Face à tous ces cafouillages, Mes Jérémie Assous et Thierry Lévy demandent au magistrat antiterroriste de prolonger ses investigations sur les incohérences de l’enquête policière. Les avocats réclament notamment la communication du «trafic téléphonique» opéré, la nuit du sabotage, par la borne relais qui se trouve aux abords immédiats de la voie ferrée. Plus exactement entre 3h30 et 5h10 du matin — ce qui permettra de préciser si des policiers ont alors fait usage de leurs portables. Donc de savoir s’ils se trouvaient bien sur place et, du même coup, d’éclairer l’«erreur matérielle» liée au minutage du PV de surveillance de Julien Coupat (jusqu’à présent, les policiers n’ont en effet fourni que les relevés de borne téléphonique opérés entre 5h10 et 6 heures du matin).



Une fois de plus, les avocats demandent également au juge de procéder à une reconstitution des faits. Le 22 mars 2010, le magistrat antiterroriste leur avait indiqué qu’il envisageait d’y procéder, une fois qu’un certain nombre d’investigations auraient été effectuées.

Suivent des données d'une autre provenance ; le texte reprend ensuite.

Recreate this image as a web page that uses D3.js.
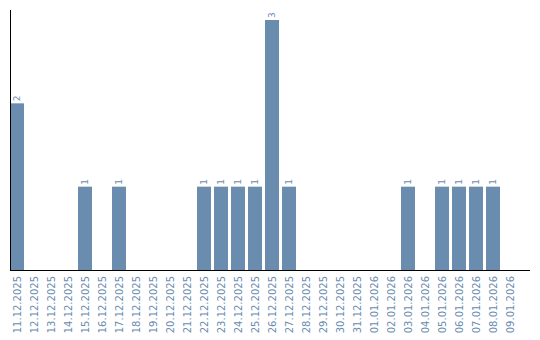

Plutôt que d’évoquer la «reconstitution» réclamée par les avocats, le courrier en réponse du juge avait alors préféré parler d’une «mise en situation». Ce choix des mots, du moins, a fait le bonheur des mis en examen de Tarnac et de leurs avocats : Thierry Fragnoli, un juge… «situationniste» ?


Erich Inciyan - Mediapart, 2 septembre.